In the LTL trucking industry, cross-docking is done by moving cargo from one transport vehicle directly onto another, with minimal or no warehousing. In retail practice, cross-docking operations may utilize staging areas where inbound materials are sorted, consolidated, and stored until the outbound shipment is complete and ready to ship.
Advantages of retail cross-docking
- Streamlines the supply chain, from point of origin to point of sale
- Reduces labor costs through less inventory handling
- Reduces inventory holding costs by reducing storage times and potentially eliminating the need to retain safety stock
- Products reach the distributor, and consequently the customer, faster
- Reduces or eliminates warehousing costs
- May increase available retail sales space
- Less risk of inventory handling
Disadvantages of cross-docking
- Potential partners may not have the necessary storage capacities
- An adequate transport fleet is needed to operate
- A computerized logistics system is needed
- Additional freight handling can lead to product damage
- Labour costs are also incurred because the moving and shipping of stock happens
- "Hub and spoke" arrangements, where materials are brought in to one central location and then sorted for delivery to a variety of destinations
- Consolidation arrangements, where a variety of smaller shipments are combined into one larger shipment for economy of transport
- Deconsolidation arrangements, where large shipments (e.g., railcar lots) are broken down into smaller lots for ease of delivery
Retail cross-dock example: using cross-docking, Wal-Mart was able to effectively leverage its logistical volume into a core strategic competency.

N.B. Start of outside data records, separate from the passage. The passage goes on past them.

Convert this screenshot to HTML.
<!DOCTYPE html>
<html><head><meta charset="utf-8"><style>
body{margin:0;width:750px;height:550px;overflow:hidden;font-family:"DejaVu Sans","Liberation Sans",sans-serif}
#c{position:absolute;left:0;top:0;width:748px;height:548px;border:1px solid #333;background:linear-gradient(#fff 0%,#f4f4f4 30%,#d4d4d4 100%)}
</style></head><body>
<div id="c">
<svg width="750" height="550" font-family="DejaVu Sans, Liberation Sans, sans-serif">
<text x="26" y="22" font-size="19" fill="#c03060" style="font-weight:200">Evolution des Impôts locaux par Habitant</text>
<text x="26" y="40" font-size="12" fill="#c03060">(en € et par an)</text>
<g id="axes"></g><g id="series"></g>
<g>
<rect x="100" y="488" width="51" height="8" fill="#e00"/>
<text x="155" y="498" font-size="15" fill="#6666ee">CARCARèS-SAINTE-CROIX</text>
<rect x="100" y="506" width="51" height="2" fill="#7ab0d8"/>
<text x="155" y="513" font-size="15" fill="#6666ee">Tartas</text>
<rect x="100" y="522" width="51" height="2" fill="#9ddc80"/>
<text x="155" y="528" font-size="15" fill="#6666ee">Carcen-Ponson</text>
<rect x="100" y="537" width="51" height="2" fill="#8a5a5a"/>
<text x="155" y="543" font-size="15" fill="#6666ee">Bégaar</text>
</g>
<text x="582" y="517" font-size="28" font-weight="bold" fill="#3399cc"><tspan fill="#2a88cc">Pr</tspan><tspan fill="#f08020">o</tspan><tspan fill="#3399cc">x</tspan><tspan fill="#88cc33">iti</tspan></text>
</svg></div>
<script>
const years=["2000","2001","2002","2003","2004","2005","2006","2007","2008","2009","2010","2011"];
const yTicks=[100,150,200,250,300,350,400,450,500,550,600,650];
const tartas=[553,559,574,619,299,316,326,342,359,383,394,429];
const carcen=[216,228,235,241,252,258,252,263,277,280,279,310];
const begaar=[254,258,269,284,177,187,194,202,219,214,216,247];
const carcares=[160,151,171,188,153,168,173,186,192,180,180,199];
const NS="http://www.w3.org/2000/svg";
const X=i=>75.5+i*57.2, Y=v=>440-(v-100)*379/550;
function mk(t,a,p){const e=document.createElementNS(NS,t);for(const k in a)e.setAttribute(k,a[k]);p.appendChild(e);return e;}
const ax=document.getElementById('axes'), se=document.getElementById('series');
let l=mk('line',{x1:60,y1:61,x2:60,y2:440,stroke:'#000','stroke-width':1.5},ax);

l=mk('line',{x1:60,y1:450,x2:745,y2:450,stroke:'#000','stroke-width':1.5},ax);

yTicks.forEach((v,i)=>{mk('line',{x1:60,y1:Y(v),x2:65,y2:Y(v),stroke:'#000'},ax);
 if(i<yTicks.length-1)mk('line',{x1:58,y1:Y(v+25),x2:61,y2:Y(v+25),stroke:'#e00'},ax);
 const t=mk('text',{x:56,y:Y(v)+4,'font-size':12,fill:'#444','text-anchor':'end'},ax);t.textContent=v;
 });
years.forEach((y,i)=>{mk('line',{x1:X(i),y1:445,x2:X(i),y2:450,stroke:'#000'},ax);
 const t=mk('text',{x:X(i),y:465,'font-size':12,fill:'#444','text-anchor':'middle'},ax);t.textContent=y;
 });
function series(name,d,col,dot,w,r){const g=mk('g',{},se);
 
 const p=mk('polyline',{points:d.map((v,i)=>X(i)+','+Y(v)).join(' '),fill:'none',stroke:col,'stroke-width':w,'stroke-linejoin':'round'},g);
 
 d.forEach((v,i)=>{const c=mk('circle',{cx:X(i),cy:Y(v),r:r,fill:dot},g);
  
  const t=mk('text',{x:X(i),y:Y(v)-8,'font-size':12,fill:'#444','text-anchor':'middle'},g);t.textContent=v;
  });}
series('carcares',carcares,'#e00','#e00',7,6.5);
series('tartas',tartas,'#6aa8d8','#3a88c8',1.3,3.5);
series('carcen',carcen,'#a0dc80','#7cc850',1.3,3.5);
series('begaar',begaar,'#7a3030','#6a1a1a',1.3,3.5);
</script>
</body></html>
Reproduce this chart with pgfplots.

- Wal-Mart operates an extensive satellite network of distribution centers serviced by company-owned trucks
- Wal-Mart's satellite network sends point-of-sale (POS) data directly to 4,000 vendors.
- Each register is directly connected to a satellite system sending sales information to Wal-Mart’s headquarters and distribution centers.
Factors influencing the use of retail cross-docks
- Cross-docking depends on continuous communication between suppliers, distribution centers, and all points of sale
- Customer and supplier geography, particularly when a single corporate customer has many multiple branches or using points
- Freight costs for the commodities being transported
- Cost of inventory in transit
- Complexity of loads
- Handling methods
- Logistics software integration between supplier(s), vendor, and shipper
- Tracking of inventory in transit
Cross-dock facility design
Cross-dock facilities are generally designed in an "I" configuration, which is an elongated rectangle. The goal in using this shape is to maximize the number of inbound and outbound doors that can be added to the facility while keeping the floor area inside the facility to a minimum. Bartholdi and Gue (2004) demonstrated that this shape is ideal for facilities with 150 doors or less. For facilities with 150–200 doors, a "T" shape is more cost effective. Finally, for facilities with 200 or more doors, the cost-minimizing shape is an "X".